Hair Today, Gone Tomorrow
In Jackson’s day you were damned if you wore a beard; by Lincoln’s, damned if you didn’t. Then beards were suddenly ‘out “—for good, it seemed. But were they?
February 1966 | Volume 17, Issue 2
The trend toward beards did not really get under way until just before the Civil War. Then, suddenly, American men began growing goatees, imperials, spades, boxes, brushes, fans, mutton chops, sideburns—even the full-flowing panoply of patriarchal beards. President Pierce’s Cabinet in 1853 possessed not a single beard, and Buchanan’s in 1857 contained only one, a spade worn by Postmaster General Aaron V. Brown. By Lincoln’s time the trend was accelerating: in the Cabinet to which he read his Emancipation Proclamation there were three beards; Mr. Lincoln himself, who in 1858 had debated Stephen A. Douglas with a naked chin, had grown a beard between the time he was nominated for the Presidency and the date of his inauguration.

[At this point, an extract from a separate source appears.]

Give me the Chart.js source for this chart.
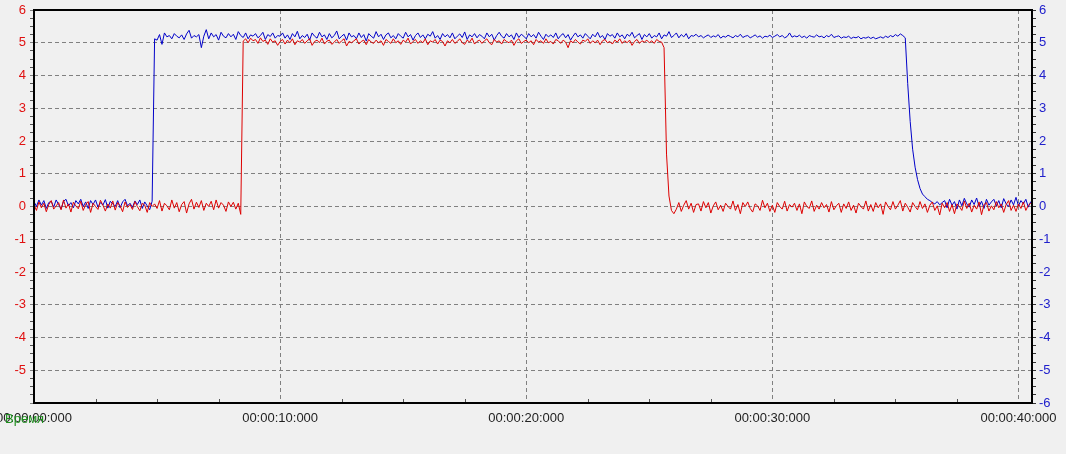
<!DOCTYPE html>
<html>
<head>
<meta charset="utf-8">
<script src="https://cdn.jsdelivr.net/npm/chart.js@4.4.1/dist/chart.umd.min.js"></script>
<style>
html,body{margin:0;padding:0;background:#f0f0f0;overflow:hidden;}
canvas{display:block;}
</style>
</head>
<body>
<canvas id="c" width="1066" height="454"></canvas>
<script>
// sample step of the recording, seconds
const sampleStep = 0.1;
const xAxisMax = 40.55;
const yTicksLeft = [6,5,4,3,2,1,0,-1,-2,-3,-4,-5];
const yTicksRight = [6,5,4,3,2,1,0,-1,-2,-3,-4,-5,-6];
const xTickLabels = ["00:00:00:000","00:00:10:000","00:00:20:000","00:00:30:000","00:00:40:000"];
const xTickValues = [0,10,20,30,40];
const xAxisTitle = "Время";

// blue channel (right axis), one row per second
const blueValues = [
0.15,0.00,0.20,0.04,0.18,-0.06,0.12,0.16,-0.02,0.20,
0.06,-0.08,0.16,0.22,0.02,0.12,-0.04,0.18,0.08,0.22,
0.00,0.14,-0.06,0.18,0.06,0.20,-0.02,0.12,0.04,0.21,
-0.05,0.16,0.08,0.00,0.18,-0.04,0.14,0.22,0.02,0.10,
-0.03,0.17,0.06,0.20,-0.06,0.14,0.02,-0.10,0.16,5.12,
5.08,5.25,4.95,5.30,5.18,5.22,5.12,5.28,5.20,5.15,
5.24,5.10,5.27,5.38,5.14,5.22,5.18,5.25,4.85,5.20,
5.40,5.12,5.30,5.18,5.25,5.08,5.32,5.20,5.15,5.28,
5.18,5.26,5.10,5.34,5.22,5.16,5.30,5.12,5.24,5.20,
5.28,5.15,5.22,5.32,5.10,5.25,5.19,5.30,5.14,5.22,
5.20,5.30,5.14,5.24,5.10,5.28,5.18,5.35,5.12,5.22,
5.16,5.26,5.08,5.30,5.20,5.14,5.32,5.18,5.24,5.10,
5.28,5.15,5.22,5.36,5.12,5.20,5.26,5.08,5.30,5.18,
5.22,5.12,5.30,5.16,5.25,5.05,5.28,5.20,5.14,5.34,
5.18,5.26,5.10,5.24,5.30,5.15,5.22,5.12,5.28,5.20,
5.14,5.32,5.18,5.25,5.08,5.22,5.30,5.16,5.24,5.12,
5.26,5.20,5.34,5.14,5.22,5.10,5.28,5.18,5.25,5.15,
5.30,5.12,5.20,5.27,5.16,5.33,5.10,5.24,5.18,5.28,
5.15,5.25,5.20,5.12,5.30,5.18,5.26,5.08,5.22,5.32,
5.20,5.14,5.28,5.18,5.24,5.10,5.30,5.16,5.26,5.20,
5.12,5.28,5.18,5.25,5.14,5.32,5.20,5.10,5.26,5.18,
5.24,5.16,5.30,5.12,5.22,5.28,5.15,5.25,5.08,5.20,
5.30,5.18,5.24,5.14,5.28,5.20,5.12,5.26,5.18,5.32,
5.16,5.22,5.10,5.28,5.20,5.25,5.14,5.30,5.18,5.24,
5.12,5.26,5.20,5.32,5.15,5.22,5.28,5.10,5.25,5.18,
5.28,5.14,5.22,5.18,5.30,5.12,5.24,5.20,5.34,5.16,
5.22,5.30,5.15,5.25,5.18,5.28,5.12,5.22,5.20,5.26,
5.18,5.22,5.15,5.20,5.24,5.16,5.21,5.18,5.25,5.14,
5.20,5.17,5.23,5.19,5.15,5.22,5.18,5.26,5.16,5.20,
5.22,5.15,5.19,5.24,5.17,5.21,5.14,5.20,5.18,5.23,
5.16,5.20,5.25,5.18,5.22,5.15,5.19,5.30,5.17,5.21,
5.18,5.23,5.16,5.20,5.14,5.22,5.19,5.17,5.24,5.18,
5.20,5.15,5.22,5.18,5.26,5.16,5.19,5.21,5.14,5.18,
5.16,5.20,5.13,5.17,5.15,5.19,5.12,5.16,5.14,5.18,
5.13,5.17,5.12,5.15,5.18,5.14,5.20,5.16,5.22,5.18,
5.25,5.20,5.27,5.22,5.15,3.75,2.60,1.75,1.20,0.82,
0.55,0.38,0.30,0.22,0.18,0.12,0.08,0.15,0.05,0.12,
0.18,-0.04,0.22,0.04,0.15,-0.08,0.20,0.02,0.25,0.08,
-0.02,0.20,0.06,0.26,0.00,0.16,-0.06,0.22,0.04,0.14,
0.22,0.02,0.18,-0.04,0.24,0.08,0.00,0.20,0.05,0.28,
0.02,0.18,0.08,0.22,-0.02,0.15
];

// red channel (left axis), one row per second
const redValues = [
0.05,-0.12,0.14,-0.04,0.10,-0.16,0.06,0.18,-0.08,0.02,
0.12,-0.10,0.20,-0.05,0.08,-0.17,0.13,0.02,-0.07,0.16,
-0.12,0.06,0.15,-0.18,0.10,0.00,-0.09,0.19,0.04,-0.14,
0.08,-0.05,0.17,-0.11,0.12,0.02,-0.16,0.14,-0.03,0.06,
-0.09,0.15,0.00,-0.13,0.10,0.04,-0.18,0.12,0.00,0.08,
-0.06,0.18,-0.14,0.10,0.02,-0.10,0.20,-0.05,0.12,-0.16,
0.06,0.15,-0.20,0.08,0.22,-0.08,0.13,-0.03,0.18,-0.12,
0.10,0.00,0.16,-0.10,0.20,-0.05,0.12,0.04,-0.15,0.14,
0.00,0.13,-0.08,0.10,-0.24,5.05,5.12,5.00,5.14,5.06,
5.10,4.98,5.15,5.04,5.08,4.95,5.12,5.02,5.06,4.92,
5.04,5.10,4.96,5.08,5.00,5.12,4.94,5.06,5.02,5.10,
4.98,5.06,5.12,4.92,5.04,5.08,5.00,5.14,4.96,5.05,
5.08,4.95,5.02,5.10,4.98,5.06,5.12,4.90,5.04,5.00,
5.06,5.12,4.96,5.04,5.08,4.94,5.10,5.02,4.98,5.08,
5.00,5.06,4.92,5.10,5.04,4.98,5.12,5.00,5.06,4.95,
5.08,5.02,5.14,4.96,5.04,5.10,4.98,5.06,5.00,5.12,
4.94,5.06,5.02,5.10,4.96,5.08,5.04,4.90,5.06,5.00,
5.10,4.98,5.04,5.12,5.00,4.95,5.08,5.02,5.14,4.96,
5.04,5.08,4.98,5.06,5.12,5.00,4.94,5.10,5.02,5.06,
4.96,5.10,5.04,5.00,5.08,4.92,5.06,5.12,4.98,5.04,
5.08,5.00,5.06,4.94,5.10,5.02,5.06,4.98,5.12,5.00,
5.04,4.96,5.10,5.06,4.98,5.08,5.02,4.85,5.06,5.00,
5.10,5.02,4.96,5.08,5.04,5.12,4.98,5.06,5.00,5.08,
4.94,5.06,5.10,5.00,5.04,4.96,5.08,5.02,5.12,4.98,
5.06,5.00,5.08,4.92,5.04,5.10,4.98,5.06,5.02,5.08,
5.00,5.06,4.98,5.10,5.04,5.02,4.85,1.60,0.32,-0.12,
-0.22,-0.08,0.12,-0.15,0.04,0.18,-0.08,0.10,-0.18,0.06,
0.08,-0.14,0.15,-0.04,0.12,-0.20,0.02,0.14,-0.10,0.04,
-0.15,0.10,0.00,-0.08,0.17,-0.12,0.06,-0.22,0.12,0.00,
0.14,-0.06,-0.17,0.08,0.02,-0.12,0.19,-0.04,0.10,-0.15,
0.04,-0.18,0.12,0.00,-0.08,0.16,-0.14,0.06,-0.02,0.10,
-0.12,0.08,-0.22,0.14,0.00,-0.06,0.17,-0.15,0.04,-0.08,
0.12,-0.04,0.06,-0.17,0.15,-0.10,0.02,0.10,-0.18,0.08,
-0.06,0.14,-0.12,0.04,-0.20,0.10,0.00,-0.08,0.17,-0.14,
0.06,-0.15,0.12,-0.04,0.08,-0.24,0.14,0.00,-0.10,0.15,
-0.08,0.04,0.18,-0.14,0.10,-0.02,-0.17,0.12,0.00,-0.10,
0.15,-0.06,0.08,-0.18,0.04,0.14,-0.12,0.02,-0.26,0.10,
-0.04,0.12,-0.15,0.06,-0.22,0.08,0.00,-0.12,0.17,-0.06,
0.10,-0.17,0.04,-0.08,0.14,-0.25,0.06,0.12,-0.14,0.02,
-0.10,0.15,-0.04,0.08,-0.18,0.06,0.18,-0.12,0.04,-0.15,
0.08,-0.06,0.14,-0.12,0.04,0.10
];

const toPoints = vals => vals.map((v, i) => ({x: Math.round(i * sampleStep * 10) / 10, y: v}));

const FONT = {family: '"Liberation Sans", Arial, sans-serif', size: 13};
const GRID = '#808080';

const framePlugin = {
  id: 'frame',
  afterDatasetsDraw(chart) {
    const {ctx, chartArea: a, scales} = chart;
    ctx.save();
    // minor x ticks inside the plot
    ctx.strokeStyle = '#555';
    ctx.lineWidth = 1;
    for (let t = 2.5; t < xAxisMax; t += 2.5) {
      if (t % 10 === 0) continue;
      const px = Math.round(scales.x.getPixelForValue(t)) + 0.5;
      ctx.beginPath();
      ctx.moveTo(px, a.bottom - 4);
      ctx.lineTo(px, a.bottom);
      ctx.stroke();
    }
    ctx.strokeStyle = '#000';
    ctx.lineWidth = 2;
    ctx.strokeRect(a.left, a.top, a.right - a.left, a.bottom - a.top);
    ctx.restore();
  },
  afterDraw(chart) {
    const {ctx} = chart;
    ctx.save();
    ctx.font = '13px "Liberation Sans", Arial, sans-serif';
    ctx.fillStyle = '#1d8f1d';
    ctx.textBaseline = 'middle';
    ctx.textAlign = 'left';
    ctx.fillText(xAxisTitle, 5, 419);
    ctx.restore();
  }
};

new Chart(document.getElementById('c'), {
  type: 'line',
  data: {
    datasets: [
      {label: 'red', data: toPoints(redValues), borderColor: '#dd0000', borderWidth: 1, pointRadius: 0, yAxisID: 'y', tension: 0},
      {label: 'blue', data: toPoints(blueValues), borderColor: '#0000c8', borderWidth: 1, pointRadius: 0, yAxisID: 'y2', tension: 0}
    ]
  },
  options: {
    responsive: false,
    devicePixelRatio: 1,
    animation: false,
    layout: {padding: {top: 10, left: 0, right: 0, bottom: 0}},
    plugins: {legend: {display: false}, tooltip: {enabled: false}},
    scales: {
      x: {
        type: 'linear',
        min: 0, max: xAxisMax,
        border: {display: false, dash: [4, 3]},
        grid: {
          drawTicks: false,
          color: c => (c.tick && c.tick.value > 0) ? GRID : 'rgba(0,0,0,0)',
          lineWidth: 1
        },
        afterBuildTicks: s => { s.ticks = xTickValues.map(v => ({value: v})); },
        ticks: {
          autoSkip: false,
          maxRotation: 0,
          padding: 8,
          color: '#222',
          font: FONT,
          callback: v => { const k = xTickValues.indexOf(v); return k >= 0 ? xTickLabels[k] : ''; }
        },
        afterFit: s => { s.height = 51; s.paddingLeft = 0; s.paddingRight = 0; }
      },
      y: {
        position: 'left',
        min: -6, max: 6,
        border: {display: false, dash: [4, 3]},
        grid: {
          drawTicks: true,
          tickLength: 4,
          tickBorderDash: [],
          tickColor: c => Number.isInteger(c.tick.value) ? GRID : '#555',
          color: c => (Number.isInteger(c.tick.value) && Math.abs(c.tick.value) < 6) ? GRID : 'rgba(0,0,0,0)'
        },
        ticks: {
          stepSize: 0.25,
          autoSkip: false,
          padding: 4,
          color: '#e01010',
          font: FONT,
          callback: v => yTicksLeft.includes(v) ? String(v) : ''
        },
        afterFit: s => { s.width = 34; s.paddingTop = 0; s.paddingBottom = 0; }
      },
      y2: {
        position: 'right',
        min: -6, max: 6,
        border: {display: false},
        grid: {
          drawOnChartArea: false,
          drawTicks: true,
          tickLength: 4,
          tickBorderDash: [],
          tickColor: '#333'
        },
        ticks: {
          stepSize: 0.25,
          autoSkip: false,
          padding: 3,
          color: '#2020cc',
          font: FONT,
          callback: v => yTicksRight.includes(v) ? String(v) : ''
        },
        afterFit: s => { s.width = 34; s.paddingTop = 0; s.paddingBottom = 0; }
      }
    }
  },
  plugins: [framePlugin]
});
</script>
</body>
</html>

Various ingenious explanations have been advanced for the new vogue of beardedness. There was the interest in the great West and the influence of the gold diggings, where a man.had found it difficult to shave frequently; there was the arrival of the European liberals, which made the beard a badge of political maturity; and there was the example of President Lincoln. There was also an esthetic factor. It was observed that muttonchop whiskers filled out a thin face, while a full beard made a fat face seem leaner—and a weak chin stronger.
Whatever the reason, men went hairy on a national scale as the Civil War began, and continued so for a generation. Those in all walks of life conformed: railroad builders like “the Big Four”—Collis P. Huntington, Leland Stanford, Mark Hopkins, and Charles Crocker; professors like Longfellow and Lowell; theatrical figures like E. A. Sothern with his “Dundreary” whiskers. Military men like General G’fcster and Buffalo Bill strongly favored the pointed chin tuft with mustache, after Napoleon III. Every young doctor raised a beard as soon as he hung out his shingle; it quickly became an occupational badge, a sign of professional competence. (Quacks affected the “doctor” beard, men like Dr. David Hostetter of Hostetter’s Bitters and Dr. S. Andral Kilmer, who gave the world Autumn Leaf Extract for Females and the powerhouse laxative felicitously christened Prompt Parilla Pills.) Bankers found that face-fringe was equated with honesty. Outdoor men discovered that it helped prevent sunburn. Economical men soon realized that it saved the cost of neckties. The author of The Illustrated Book of Manners plunked for the Santa Claus beard over the topiary effects. The full beard was, he said, “most natural, most comfortable, most healthful, most expressive, dignified and beautiful.… Nature gave man a beard for use and beauty. … The gods and heroes wear beards.…”
But so did the villains. In the copious literature about shopgirls, there was always a seducer with mustache and side whiskers. The plot also provided an honest clerk or bookkeeper who appeared in the nick of time to rescue the maiden; he, too, was well equipped with ornamental hair. “The heroine, by some method or other,” wrote Edmund Pearson, who studied the sociology of the subject some years ago, “is able to differentiate the side whiskers of infamy from the side whiskers which are enlisted in behalf of the celestials.”
After Lincoln, all the Presidents wore beards until Grover Cleveland (except, of course, Andrew Johnson, and everyone knows what almost happened to him ). U. S. Grant had the bushiest, Hayes the longest. Grant’s Cabinet was the hairiest in American history.
This was the day of the beard triumphant, the day when, as the leading pogonologist Lewis Gannett has observed, “beards were in the air.” Periodicals were filled with advertisements for preparations that promised a thick beard in six weeks. In case white hairs appeared, gentlemen were urged to use Ayer’s Hair Vigor or Buckingham’s Dye. Because of the fashion for whiskers, etiquette manuals introduced new rules for dining, directed at those who were inclined to snarf down the goodies. “Never allow butter, soup or other food to remain on your whiskers,” said Hill’s Manual of Social and Business Forms in 1879. “Use the napkin frequently.”